GENEVA (Reuters) - China is lobbying hard to thwart scrutiny of its mass detention camps for Muslim Uighurs in the Xinjiang region at the U.N. Human Rights Council’s main annual session opening on Monday, diplomats and activists said.
Saudi Arabia will face criticism for the murder of journalist Jamal Khashoggi and its failure to cooperate with a U.N.-led inquiry, diplomatic sources said.
And ambassadors from some European countries plan to boycott a speech by Venezuelan Foreign Minister Jorge Arreaza on Tuesday, as more countries back opposition leader Juan Guaido and spurn President Nicolas Maduro, they add.
Western countries look to Turkey and other members of the Organization of Islamic Cooperation (OIC) to shine a spotlight on what China calls re-education and training facilities. U.N. experts say the camps hold a million Uighurs, who speak a Turkic language, and other Muslims. China has rejected accusations of mistreatment.
While the 47-member Council’s resolutions are not binding, all countries work hard to avoid its “naming and shaming”. China is especially sensitive to criticism, which it views as interference.
Turkey, whose foreign minister Mevlut Cavusoglu is due to address the Geneva forum on Monday, urged China this month to close its camps, calling them a “great shame for humanity”.
“It’s up to the OIC. If they don’t take the lead, it’s very hard for other countries,” one Asian ambassador told Reuters.
Activists have urged European and Muslim nations to take the lead in establishing a U.N. investigation into the detentions and what they call “forced indoctrination”.

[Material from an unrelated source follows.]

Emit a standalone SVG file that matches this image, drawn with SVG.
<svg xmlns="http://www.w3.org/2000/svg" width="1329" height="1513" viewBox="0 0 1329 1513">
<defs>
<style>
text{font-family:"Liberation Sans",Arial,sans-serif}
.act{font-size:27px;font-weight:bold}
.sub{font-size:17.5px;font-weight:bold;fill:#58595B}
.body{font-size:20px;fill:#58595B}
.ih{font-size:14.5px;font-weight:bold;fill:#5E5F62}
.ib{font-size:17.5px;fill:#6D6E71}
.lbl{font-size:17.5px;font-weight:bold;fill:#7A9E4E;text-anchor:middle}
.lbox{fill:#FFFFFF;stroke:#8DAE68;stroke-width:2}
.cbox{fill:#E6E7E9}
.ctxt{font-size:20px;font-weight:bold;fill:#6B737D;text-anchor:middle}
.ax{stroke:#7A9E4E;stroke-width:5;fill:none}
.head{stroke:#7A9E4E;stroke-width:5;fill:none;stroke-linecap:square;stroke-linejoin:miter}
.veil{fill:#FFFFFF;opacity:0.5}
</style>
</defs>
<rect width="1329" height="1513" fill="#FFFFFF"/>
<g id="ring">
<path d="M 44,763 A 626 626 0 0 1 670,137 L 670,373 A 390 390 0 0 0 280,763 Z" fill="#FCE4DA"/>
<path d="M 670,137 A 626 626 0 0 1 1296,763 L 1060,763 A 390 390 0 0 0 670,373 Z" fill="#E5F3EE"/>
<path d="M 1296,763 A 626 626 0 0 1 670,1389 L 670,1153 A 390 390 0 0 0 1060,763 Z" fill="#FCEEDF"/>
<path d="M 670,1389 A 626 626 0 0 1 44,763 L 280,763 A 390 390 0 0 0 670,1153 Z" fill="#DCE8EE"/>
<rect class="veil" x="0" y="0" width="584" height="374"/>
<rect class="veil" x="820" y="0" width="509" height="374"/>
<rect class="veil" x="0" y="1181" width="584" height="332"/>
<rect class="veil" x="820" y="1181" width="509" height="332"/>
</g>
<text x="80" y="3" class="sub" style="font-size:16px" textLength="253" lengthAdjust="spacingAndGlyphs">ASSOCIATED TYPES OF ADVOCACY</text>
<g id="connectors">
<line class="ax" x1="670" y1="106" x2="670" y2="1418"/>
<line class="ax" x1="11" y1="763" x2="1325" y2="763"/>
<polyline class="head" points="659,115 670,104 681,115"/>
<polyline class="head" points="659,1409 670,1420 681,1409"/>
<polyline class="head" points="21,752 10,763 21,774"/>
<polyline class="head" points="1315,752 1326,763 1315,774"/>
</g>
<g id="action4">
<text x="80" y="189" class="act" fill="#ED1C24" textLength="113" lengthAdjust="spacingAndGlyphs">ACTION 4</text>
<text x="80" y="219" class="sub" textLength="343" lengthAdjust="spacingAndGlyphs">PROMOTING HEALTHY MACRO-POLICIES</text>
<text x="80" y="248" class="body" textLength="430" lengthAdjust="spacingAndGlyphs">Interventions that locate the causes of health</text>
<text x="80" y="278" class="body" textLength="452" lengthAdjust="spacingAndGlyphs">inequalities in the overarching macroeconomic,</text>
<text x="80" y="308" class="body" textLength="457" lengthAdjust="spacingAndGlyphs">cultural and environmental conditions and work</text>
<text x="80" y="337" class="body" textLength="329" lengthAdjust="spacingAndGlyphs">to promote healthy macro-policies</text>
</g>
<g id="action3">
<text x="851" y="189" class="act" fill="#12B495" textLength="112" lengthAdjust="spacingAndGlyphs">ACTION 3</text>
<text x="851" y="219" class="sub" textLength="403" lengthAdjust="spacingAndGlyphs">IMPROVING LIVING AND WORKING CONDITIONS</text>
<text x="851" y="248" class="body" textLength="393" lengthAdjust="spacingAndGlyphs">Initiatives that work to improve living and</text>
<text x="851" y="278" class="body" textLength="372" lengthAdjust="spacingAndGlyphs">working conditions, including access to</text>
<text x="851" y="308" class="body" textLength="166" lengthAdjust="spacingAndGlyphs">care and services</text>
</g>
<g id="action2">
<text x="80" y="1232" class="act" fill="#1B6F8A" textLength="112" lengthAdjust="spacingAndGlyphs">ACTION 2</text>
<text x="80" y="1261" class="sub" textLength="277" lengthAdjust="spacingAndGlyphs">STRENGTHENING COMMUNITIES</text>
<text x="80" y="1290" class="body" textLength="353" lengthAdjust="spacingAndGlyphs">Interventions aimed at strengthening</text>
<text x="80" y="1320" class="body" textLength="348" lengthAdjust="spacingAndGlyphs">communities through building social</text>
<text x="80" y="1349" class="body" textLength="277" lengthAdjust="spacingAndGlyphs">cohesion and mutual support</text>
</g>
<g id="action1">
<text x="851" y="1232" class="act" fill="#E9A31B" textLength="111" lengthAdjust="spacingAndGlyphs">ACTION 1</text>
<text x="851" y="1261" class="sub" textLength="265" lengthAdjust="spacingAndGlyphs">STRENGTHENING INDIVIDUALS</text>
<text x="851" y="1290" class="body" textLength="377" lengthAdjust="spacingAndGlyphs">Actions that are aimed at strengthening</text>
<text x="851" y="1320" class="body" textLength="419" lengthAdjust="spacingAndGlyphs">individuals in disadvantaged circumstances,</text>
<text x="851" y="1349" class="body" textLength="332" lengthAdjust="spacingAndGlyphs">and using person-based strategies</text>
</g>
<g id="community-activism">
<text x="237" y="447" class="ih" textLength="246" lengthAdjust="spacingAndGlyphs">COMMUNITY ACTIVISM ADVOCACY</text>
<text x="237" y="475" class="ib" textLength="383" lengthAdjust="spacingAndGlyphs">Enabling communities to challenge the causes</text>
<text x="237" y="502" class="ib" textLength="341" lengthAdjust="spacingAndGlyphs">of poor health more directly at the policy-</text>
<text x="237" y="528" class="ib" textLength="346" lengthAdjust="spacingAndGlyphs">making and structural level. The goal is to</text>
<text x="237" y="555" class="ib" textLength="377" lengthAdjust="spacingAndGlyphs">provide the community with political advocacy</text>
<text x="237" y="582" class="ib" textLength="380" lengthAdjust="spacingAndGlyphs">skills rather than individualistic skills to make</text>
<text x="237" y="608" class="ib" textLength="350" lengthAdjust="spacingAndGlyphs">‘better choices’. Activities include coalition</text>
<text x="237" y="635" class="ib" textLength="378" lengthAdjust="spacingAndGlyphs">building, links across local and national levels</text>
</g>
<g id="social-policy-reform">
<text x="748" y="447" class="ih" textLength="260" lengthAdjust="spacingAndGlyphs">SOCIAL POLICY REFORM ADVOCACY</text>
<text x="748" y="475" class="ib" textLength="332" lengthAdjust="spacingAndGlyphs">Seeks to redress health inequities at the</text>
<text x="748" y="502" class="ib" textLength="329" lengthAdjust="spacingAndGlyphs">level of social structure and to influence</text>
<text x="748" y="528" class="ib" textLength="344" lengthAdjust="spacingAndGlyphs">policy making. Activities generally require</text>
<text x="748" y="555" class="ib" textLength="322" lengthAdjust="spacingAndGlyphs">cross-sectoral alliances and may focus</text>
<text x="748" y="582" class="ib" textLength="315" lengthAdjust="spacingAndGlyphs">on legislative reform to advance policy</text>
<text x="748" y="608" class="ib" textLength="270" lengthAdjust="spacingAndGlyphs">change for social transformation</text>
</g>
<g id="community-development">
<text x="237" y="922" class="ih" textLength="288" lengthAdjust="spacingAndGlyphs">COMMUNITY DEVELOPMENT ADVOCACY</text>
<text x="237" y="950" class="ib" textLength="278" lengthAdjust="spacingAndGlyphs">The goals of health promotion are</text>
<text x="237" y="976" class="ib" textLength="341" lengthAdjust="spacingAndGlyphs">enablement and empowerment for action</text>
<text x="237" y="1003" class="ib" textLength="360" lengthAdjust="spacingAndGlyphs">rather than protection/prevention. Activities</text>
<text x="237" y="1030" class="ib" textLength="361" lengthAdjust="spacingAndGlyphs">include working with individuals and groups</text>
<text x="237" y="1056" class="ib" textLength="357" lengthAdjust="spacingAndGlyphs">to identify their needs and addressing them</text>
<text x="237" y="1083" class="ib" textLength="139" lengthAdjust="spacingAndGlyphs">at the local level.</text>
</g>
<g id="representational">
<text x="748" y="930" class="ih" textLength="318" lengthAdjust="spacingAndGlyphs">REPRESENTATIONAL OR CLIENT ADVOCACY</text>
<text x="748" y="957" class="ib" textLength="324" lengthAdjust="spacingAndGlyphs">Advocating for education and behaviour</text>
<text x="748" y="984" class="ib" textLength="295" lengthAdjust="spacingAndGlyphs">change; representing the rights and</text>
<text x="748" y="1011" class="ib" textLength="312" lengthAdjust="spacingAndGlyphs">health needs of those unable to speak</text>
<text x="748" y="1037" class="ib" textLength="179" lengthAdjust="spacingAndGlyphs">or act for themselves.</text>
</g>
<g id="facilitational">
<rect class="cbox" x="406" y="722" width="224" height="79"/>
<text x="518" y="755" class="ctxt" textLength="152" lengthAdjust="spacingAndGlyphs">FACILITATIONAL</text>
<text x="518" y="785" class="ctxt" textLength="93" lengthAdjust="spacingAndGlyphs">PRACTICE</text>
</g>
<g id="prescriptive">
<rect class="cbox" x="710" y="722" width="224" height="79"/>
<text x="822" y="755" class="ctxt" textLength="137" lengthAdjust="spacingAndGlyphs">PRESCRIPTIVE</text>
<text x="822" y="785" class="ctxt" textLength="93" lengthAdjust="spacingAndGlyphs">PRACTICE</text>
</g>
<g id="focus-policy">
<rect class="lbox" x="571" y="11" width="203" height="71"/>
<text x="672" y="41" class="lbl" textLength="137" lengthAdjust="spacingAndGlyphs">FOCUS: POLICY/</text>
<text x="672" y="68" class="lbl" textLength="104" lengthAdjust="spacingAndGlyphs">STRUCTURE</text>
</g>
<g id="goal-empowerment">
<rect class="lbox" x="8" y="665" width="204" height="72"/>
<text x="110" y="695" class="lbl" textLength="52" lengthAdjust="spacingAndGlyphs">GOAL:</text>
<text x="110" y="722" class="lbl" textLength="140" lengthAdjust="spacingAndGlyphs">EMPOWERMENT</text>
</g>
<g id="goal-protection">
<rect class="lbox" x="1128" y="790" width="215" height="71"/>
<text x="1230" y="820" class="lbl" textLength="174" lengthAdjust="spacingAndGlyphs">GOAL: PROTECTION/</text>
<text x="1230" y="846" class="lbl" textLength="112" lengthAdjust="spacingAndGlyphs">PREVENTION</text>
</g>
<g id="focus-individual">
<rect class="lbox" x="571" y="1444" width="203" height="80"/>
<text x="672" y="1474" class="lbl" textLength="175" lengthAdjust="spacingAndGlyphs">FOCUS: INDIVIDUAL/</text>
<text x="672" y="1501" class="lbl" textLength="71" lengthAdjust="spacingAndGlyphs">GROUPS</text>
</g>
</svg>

John Fisher of Human Rights Watch said: “We are encouraged that everybody we speak with shares the concern at China’s sweeping violations in Xinjiang, and agrees that China must be held to the same standard as everyone else, that there is a need for collective action, and that the time to act is now.”
But diplomatic sources said that there was no sign that any country would present a resolution on China, although delegations were preparing to raise the issue in statements.

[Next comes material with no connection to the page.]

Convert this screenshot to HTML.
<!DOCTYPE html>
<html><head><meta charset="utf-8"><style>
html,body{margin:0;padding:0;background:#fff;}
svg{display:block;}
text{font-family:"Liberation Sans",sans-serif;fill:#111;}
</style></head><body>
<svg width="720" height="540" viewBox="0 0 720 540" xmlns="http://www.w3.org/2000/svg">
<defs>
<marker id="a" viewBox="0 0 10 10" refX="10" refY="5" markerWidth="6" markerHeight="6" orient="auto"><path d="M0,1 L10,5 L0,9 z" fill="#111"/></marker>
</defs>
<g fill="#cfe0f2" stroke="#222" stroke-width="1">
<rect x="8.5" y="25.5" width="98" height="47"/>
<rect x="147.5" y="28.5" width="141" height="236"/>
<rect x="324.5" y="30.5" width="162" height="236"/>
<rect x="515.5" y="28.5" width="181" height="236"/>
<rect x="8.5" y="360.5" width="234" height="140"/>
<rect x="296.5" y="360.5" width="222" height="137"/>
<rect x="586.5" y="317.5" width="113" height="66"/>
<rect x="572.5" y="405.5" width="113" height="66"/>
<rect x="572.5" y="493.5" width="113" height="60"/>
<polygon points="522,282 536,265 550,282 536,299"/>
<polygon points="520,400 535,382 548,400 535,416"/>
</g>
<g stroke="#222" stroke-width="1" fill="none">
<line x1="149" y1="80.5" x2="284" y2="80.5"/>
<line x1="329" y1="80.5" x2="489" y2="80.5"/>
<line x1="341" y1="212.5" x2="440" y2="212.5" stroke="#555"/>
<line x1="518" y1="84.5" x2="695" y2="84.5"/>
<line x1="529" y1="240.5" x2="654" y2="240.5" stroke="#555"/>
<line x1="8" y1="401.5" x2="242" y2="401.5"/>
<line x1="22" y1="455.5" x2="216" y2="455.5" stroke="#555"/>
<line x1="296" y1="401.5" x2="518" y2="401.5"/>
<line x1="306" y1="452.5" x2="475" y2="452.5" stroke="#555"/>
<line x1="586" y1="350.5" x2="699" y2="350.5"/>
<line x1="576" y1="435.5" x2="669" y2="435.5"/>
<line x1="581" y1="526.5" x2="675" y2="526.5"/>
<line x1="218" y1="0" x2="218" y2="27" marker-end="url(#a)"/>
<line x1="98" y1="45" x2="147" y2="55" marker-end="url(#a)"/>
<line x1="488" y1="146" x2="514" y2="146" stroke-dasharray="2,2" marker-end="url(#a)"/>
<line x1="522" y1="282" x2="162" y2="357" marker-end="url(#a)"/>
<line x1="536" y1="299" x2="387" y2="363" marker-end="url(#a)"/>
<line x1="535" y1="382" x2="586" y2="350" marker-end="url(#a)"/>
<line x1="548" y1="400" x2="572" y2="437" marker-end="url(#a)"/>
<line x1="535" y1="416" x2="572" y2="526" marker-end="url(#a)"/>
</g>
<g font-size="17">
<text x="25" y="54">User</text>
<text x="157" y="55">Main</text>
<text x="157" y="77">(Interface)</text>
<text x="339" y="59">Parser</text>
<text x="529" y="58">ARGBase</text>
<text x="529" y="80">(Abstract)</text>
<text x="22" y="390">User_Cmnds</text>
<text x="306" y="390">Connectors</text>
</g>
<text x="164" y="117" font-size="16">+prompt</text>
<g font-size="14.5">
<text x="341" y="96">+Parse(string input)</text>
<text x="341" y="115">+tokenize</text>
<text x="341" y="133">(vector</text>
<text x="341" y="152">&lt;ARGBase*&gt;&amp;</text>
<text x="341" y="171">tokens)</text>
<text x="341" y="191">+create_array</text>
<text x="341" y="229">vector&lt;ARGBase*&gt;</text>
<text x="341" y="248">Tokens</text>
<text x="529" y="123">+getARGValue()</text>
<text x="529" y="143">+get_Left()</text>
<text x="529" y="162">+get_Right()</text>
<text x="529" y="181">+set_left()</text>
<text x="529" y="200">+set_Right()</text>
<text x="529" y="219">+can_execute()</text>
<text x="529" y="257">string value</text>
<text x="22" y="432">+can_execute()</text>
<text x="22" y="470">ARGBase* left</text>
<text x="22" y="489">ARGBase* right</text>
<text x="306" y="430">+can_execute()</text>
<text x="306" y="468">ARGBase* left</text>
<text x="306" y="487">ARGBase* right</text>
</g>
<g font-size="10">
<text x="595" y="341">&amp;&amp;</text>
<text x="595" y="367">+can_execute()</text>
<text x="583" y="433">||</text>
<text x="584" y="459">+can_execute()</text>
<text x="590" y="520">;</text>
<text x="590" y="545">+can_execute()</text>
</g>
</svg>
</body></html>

Meanwhile China has failed to block Tibetan and Uighur activists from taking part in the four-week session.
A letter from China’s mission in Geneva, seen by Reuters, urges the United Nations not to allow 15 activists - including the Dalai Lama and Dolkun Isa, president of the exiled World Uighur Congress - to attend. The request was rejected, U.N. sources said.

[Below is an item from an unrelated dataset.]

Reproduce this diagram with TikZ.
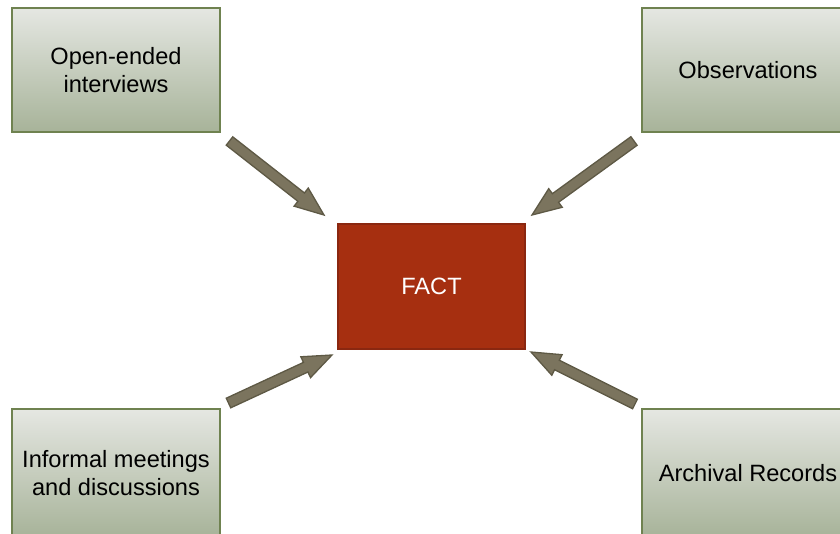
\documentclass[tikz,border=0pt]{standalone}
\usepackage{fontspec}
\setmainfont{Liberation Sans}
\usetikzlibrary{calc}

\definecolor{boxedge}{HTML}{6F8250}
\definecolor{boxtop}{HTML}{E5E7E2}
\definecolor{boxbottom}{HTML}{A7B399}
\definecolor{factfill}{HTML}{A62F10}
\definecolor{factedge}{HTML}{8A2710}
\definecolor{arrowfill}{HTML}{7B745E}
\definecolor{arrowedge}{HTML}{5E5945}

\tikzset{
  sourcebox/.style={draw=boxedge, line width=2pt, top color=boxtop, bottom color=boxbottom,
    minimum width=208pt, minimum height=124pt, inner sep=0pt, align=center,
    font=\fontsize{23.6}{28}\selectfont, text=black},
  factbox/.style={draw=factedge, line width=2pt, fill=factfill,
    minimum width=187pt, minimum height=125pt, inner sep=0pt,
    font=\fontsize{23.6}{28}\selectfont, text=white},
  fatarrowstyle/.style={fill=arrowfill, draw=arrowedge, line width=1.3pt, line join=miter}
}

% block arrow from #1 (tail centre) to #2 (tip)
\newcommand\FatArrow[2]{%
  \coordinate (neck) at ($(#2)!29pt!(#1)$);
  \draw[fatarrowstyle]
    ($(#1)!5.3pt!90:(#2)$) -- ($(neck)!5.3pt!-90:(#1)$) -- ($(neck)!11.5pt!-90:(#1)$)
    -- (#2) -- ($(neck)!11.5pt!90:(#1)$) -- ($(neck)!5.3pt!90:(#1)$)
    -- ($(#1)!5.3pt!-90:(#2)$) -- cycle;
}

\begin{document}
\begin{tikzpicture}[x=1pt, y=-1pt]
  \useasboundingbox (0,0) rectangle (840,533);
  \clip (0,0) rectangle (840,533);

  % the boxes on the right and at the bottom run past the page edge
  \node[sourcebox] (interviews) at (116,70) {Open-ended\\interviews};
  \node[sourcebox, minimum width=212pt] (observations) at (748,70) {Observations};
  \node[sourcebox, minimum height=128pt] (meetings) at (116,473) {Informal meetings\\and discussions};
  \node[sourcebox, minimum width=212pt, minimum height=128pt] (archival) at (748,473) {Archival Records};

  \node[factbox] (fact) at (431.5,286.5) {FACT};

  \coordinate (interviews-tail) at (229.5,141);
  \coordinate (interviews-tip) at (324,215);
  \coordinate (observations-tail) at (634,141);
  \coordinate (observations-tip) at (532,215);
  \coordinate (meetings-tail) at (228.5,403);
  \coordinate (meetings-tip) at (332,355);
  \coordinate (archival-tail) at (635,404);
  \coordinate (archival-tip) at (531,352);

  \FatArrow{interviews-tail}{interviews-tip}
  \FatArrow{observations-tail}{observations-tip}
  \FatArrow{meetings-tail}{meetings-tip}
  \FatArrow{archival-tail}{archival-tip}
\end{tikzpicture}
\end{document}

China is also organizing a photo exhibit at the U.N. in Geneva with some 90 photos, many of smiling Uighurs, they add.
U.N. rights investigators on Iran, Myanmar and North Korea are to present annual reports. Their mandates are expected to be renewed, despite the United States having quit the forum last year over a perceived anti-Israel bias, diplomats said.
A U.N. report on Israel’s use of force against Palestinian protestors in Gaza last year is to be issued, while a U.N. report on a database of companies active in the Gaza Strip may be delayed again, they said.